Of course, Arkin’s career hit overdrive in 2007 with his Best Supporting Actor Oscar win for “Little Miss Sunshine,” which led to plum roles in such films as the 2012 Best Picture Oscar winner “Argo.” In short, Arkin has done it all — that is, with the exception of doing a movie with fellow iconic actors Morgan Freeman and Michael Change. But that’s all changed with “Going in Style,” a poignant comedy new in theaters.
In the film, Arkin, Freeman and Caine play Albert, Willie and Joe, respectively, a trio of lifelong friends who have toiled for decades at a steel mill. Trying their best to enjoy retirement, the friends are shocked to learn from the mill that all company pensions have been dissolved. All broke and with a mortgage foreclosure pending for one of them, Albert, Willie and Joe hatch a plan to rob the bank that’s involved in the pension fiasco to recoup what would be coming to them if they hadn’t been swindled by their company.
A remake of the 1979 comedy of the same name, director Zach Braff’s “Going in Style” is updated to reflect the financial crisis hitting seniors today. It’s a brutally honest reality to confront, but often times great comedy is rooted in truth, Arkin said in a recent phone conversation from New York.
“Even the most outrageous comedy has to be rooted, even subliminally, in some kind of truth or else it has no meaning,” Arkin said. “I was thinking about that connection with the Marx Brothers. Interestingly enough, people don’t analyze the statements — and I don’t mean messages — but emotional statements that exist in comedy. People think having a good time doesn’t warrant examination. But even with the Marx Brothers, even though it’s a much more stylized version of what we’re doing, it’s the same idea: Three kids from the Bowery on the lower east side stickin’ it to the man. That’s what most of the Marx Brothers’ material is about.”

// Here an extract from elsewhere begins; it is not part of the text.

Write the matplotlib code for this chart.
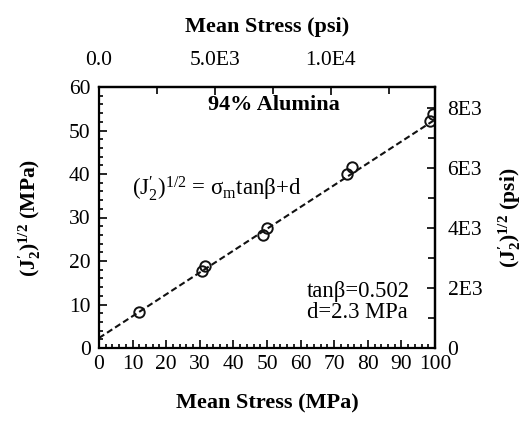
import matplotlib
matplotlib.use("Agg")
import matplotlib.pyplot as plt
from matplotlib.ticker import MultipleLocator, FixedLocator, FixedFormatter
import numpy as np

plt.rcParams['font.family'] = ['Liberation Serif', 'DejaVu Serif']
plt.rcParams['mathtext.fontset'] = 'custom'
plt.rcParams['mathtext.rm'] = 'Liberation Serif'
plt.rcParams['mathtext.it'] = 'Liberation Serif:italic'
plt.rcParams['mathtext.bf'] = 'Liberation Serif:bold'

# Data (MPa)
mean_stress = [11.8, 30.8, 31.4, 48.9, 49.9, 73.9, 75.3, 98.5, 99.4]
j2_sqrt = [8.3, 17.6, 18.9, 26.0, 27.5, 40.0, 41.5, 52.2, 53.9]
tan_beta = 0.502
d = 2.3
fit_x = [0, 100]

PSI_PER_MPA = 145.04
top_ticks = [0, 5000, 10000]
top_labels = ["0.0", "5.0E3", "1.0E4"]
right_ticks = [0, 2000, 4000, 6000, 8000]
right_labels = ["0", "2E3", "4E3", "6E3", "8E3"]

fig = plt.figure(figsize=(5.27, 4.21), dpi=100)
ax = fig.add_axes([99/527, 1-348/421, (435-99)/527, (348-87)/421])

fx = np.array(fit_x, dtype=float)
ax.plot(fx, tan_beta*fx + d, linestyle=(0, (3, 1.6)), color='#111111', lw=1.5)
ax.plot(mean_stress, j2_sqrt, 'o', mfc='none', mec='#111111', ms=7.5, mew=1.4)

ax.set_xlim(0, 100)
ax.set_ylim(0, 60)
ax.xaxis.set_major_locator(MultipleLocator(10))
ax.xaxis.set_minor_locator(MultipleLocator(2))
ax.yaxis.set_major_locator(MultipleLocator(10))
ax.yaxis.set_minor_locator(MultipleLocator(2))
ax.tick_params(axis='both', which='both', direction='in', labelsize=15.5, width=1.2)
ax.tick_params(which='major', length=6)
ax.tick_params(which='minor', length=3)
ax.tick_params(axis='x', pad=5)
ax.tick_params(axis='y', pad=6)
for s in ax.spines.values():
    s.set_linewidth(1.6)

ax.set_xlabel("Mean Stress (MPa)", fontsize=16, fontweight='bold', labelpad=14)
ax.set_ylabel(r"$\mathbf{(J_2^{\prime})^{1/2}}$ (MPa)", fontsize=15.5, fontweight='bold', labelpad=19)

# top axis (psi)
top = ax.secondary_xaxis('top', functions=(lambda x: x*PSI_PER_MPA, lambda p: p/PSI_PER_MPA))
top.xaxis.set_major_locator(FixedLocator(top_ticks))
top.xaxis.set_major_formatter(FixedFormatter(top_labels))
top.xaxis.set_minor_locator(MultipleLocator(2500))
top.tick_params(which='both', direction='in', labelsize=15.5, pad=12, width=1.2)
top.tick_params(which='major', length=6)
top.tick_params(which='minor', length=5)
top.spines['top'].set_linewidth(1.6)
top.set_xlabel("Mean Stress (psi)", fontsize=16, fontweight='bold', labelpad=14)

# right axis (psi)
right = ax.secondary_yaxis('right', functions=(lambda y: y*PSI_PER_MPA, lambda p: p/PSI_PER_MPA))
right.yaxis.set_major_locator(FixedLocator(right_ticks))
right.yaxis.set_major_formatter(FixedFormatter(right_labels))
right.yaxis.set_minor_locator(MultipleLocator(1000))
right.tick_params(which='both', direction='in', labelsize=15.5, pad=9, width=1.2)
right.tick_params(which='major', length=6)
right.tick_params(which='minor', length=5)
right.spines['right'].set_linewidth(1.6)
right.set_ylabel(r"$\mathbf{(J_2^{\prime})^{1/2}}$ (psi)", fontsize=15.5, fontweight='bold', labelpad=10)

ax.text(32.4, 54.7, "94% Alumina", fontsize=16, fontweight='bold')
ax.text(9.8, 35.2, r"$(\mathrm{J}_2^{\prime})^{1/2}$ = σ$_\mathrm{m}$tanβ+d", fontsize=16.5)
ax.text(61.9, 11.7, "tanβ=0.502", fontsize=16.3)
ax.text(61.9, 6.9, "d=2.3 MPa", fontsize=16.3)

fig.savefig("out.png", dpi=100)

Alan Arkin, Morgan Freeman and Michael Caine in “Going in Style.”
“Going in Style” also stars screen great Ann-Margret as Annie, a fiery grocery store clerk who wants to develop a romantic relationship with Albert, a longtime musician who worked in the steel mill to support his passion for music. And while Annie wants to make a different kind of music with Albert, they do at one point in “Going in Style” take to the stage to sing some karaoke.
Funny enough, Arkin, whose first feature film appearance came as a singer and guitarist with his group The Tarriers in the 1957 film “Calypso Heat Wave,” was a bit anxious to take center stage again 60 years later.

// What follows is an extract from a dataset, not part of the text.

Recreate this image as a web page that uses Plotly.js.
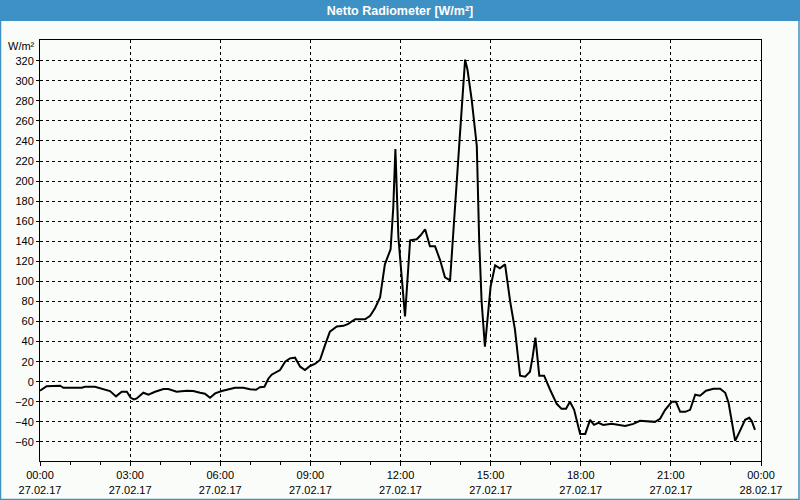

“It was a little bit terrifying because we didn’t know what song we were going to sing until the night before we did the scene, and we had no rehearsal whatsoever,” Arkin said with slightly nervous laugh. “They threw us up in the bandstand and I was amazed that anything worked at all.”

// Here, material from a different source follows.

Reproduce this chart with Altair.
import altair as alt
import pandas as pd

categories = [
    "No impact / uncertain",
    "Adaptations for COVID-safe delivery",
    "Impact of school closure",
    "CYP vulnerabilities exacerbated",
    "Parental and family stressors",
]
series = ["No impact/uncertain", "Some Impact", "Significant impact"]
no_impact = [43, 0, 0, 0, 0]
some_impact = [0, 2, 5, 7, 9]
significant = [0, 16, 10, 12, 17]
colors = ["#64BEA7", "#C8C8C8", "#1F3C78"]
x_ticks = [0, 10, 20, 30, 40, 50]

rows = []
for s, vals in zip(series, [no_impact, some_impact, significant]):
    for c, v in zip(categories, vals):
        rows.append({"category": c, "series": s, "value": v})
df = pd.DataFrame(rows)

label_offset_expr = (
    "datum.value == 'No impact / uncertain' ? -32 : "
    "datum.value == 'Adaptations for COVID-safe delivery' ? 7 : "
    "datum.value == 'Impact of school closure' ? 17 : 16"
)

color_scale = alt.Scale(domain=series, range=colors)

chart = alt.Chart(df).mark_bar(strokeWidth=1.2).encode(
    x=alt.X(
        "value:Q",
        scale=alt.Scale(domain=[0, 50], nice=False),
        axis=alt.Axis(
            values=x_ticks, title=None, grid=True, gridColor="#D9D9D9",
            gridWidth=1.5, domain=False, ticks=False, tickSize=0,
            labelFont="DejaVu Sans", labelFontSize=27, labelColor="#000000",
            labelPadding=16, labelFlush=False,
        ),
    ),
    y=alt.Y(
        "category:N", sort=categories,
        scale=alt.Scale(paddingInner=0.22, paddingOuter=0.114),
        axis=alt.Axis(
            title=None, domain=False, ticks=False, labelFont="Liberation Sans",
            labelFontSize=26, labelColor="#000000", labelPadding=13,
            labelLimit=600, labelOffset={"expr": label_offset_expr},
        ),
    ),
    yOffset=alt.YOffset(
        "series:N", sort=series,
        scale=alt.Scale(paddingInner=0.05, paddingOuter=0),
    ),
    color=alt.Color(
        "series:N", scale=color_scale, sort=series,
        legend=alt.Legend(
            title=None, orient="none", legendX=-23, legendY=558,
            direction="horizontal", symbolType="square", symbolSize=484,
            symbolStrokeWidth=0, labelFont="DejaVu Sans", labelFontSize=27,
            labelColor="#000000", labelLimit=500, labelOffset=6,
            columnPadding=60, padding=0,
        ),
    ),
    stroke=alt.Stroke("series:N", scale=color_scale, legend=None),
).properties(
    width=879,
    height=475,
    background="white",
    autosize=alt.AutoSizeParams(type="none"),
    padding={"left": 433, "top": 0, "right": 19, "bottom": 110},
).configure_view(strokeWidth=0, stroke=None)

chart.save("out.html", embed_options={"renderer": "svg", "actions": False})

And while some actors use fear as a motivating factor in prepping for a scene, the comedy great, 83, said he’d prefer to leave that method of working to somebody else.
“I’ve had enough of that,” Arkin deadpanned. “I prefer these days of not having fear being a motivation for anything.”
Arkin has earned a stellar reputation over the years of being such a natural, and you can definitely feel it through his relatable character in “Going in Style.” Part of the relatability no doubt stems from the actor’s natural gift of improvisation, which he’s used quite often over the years.
“I spent a long time in improvisational theater, so I know how to work with dialogue. When it’s not working, I spend a lot of time changing dialogue,” Arkin said. “If people don’t like it, they can hire somebody else. I don’t spring new dialogue on people, but I change stuff a lot – I’ve done that on at least half the films I’ve worked on. I’m very happy to comply with writing that has texture, dimension and depth.”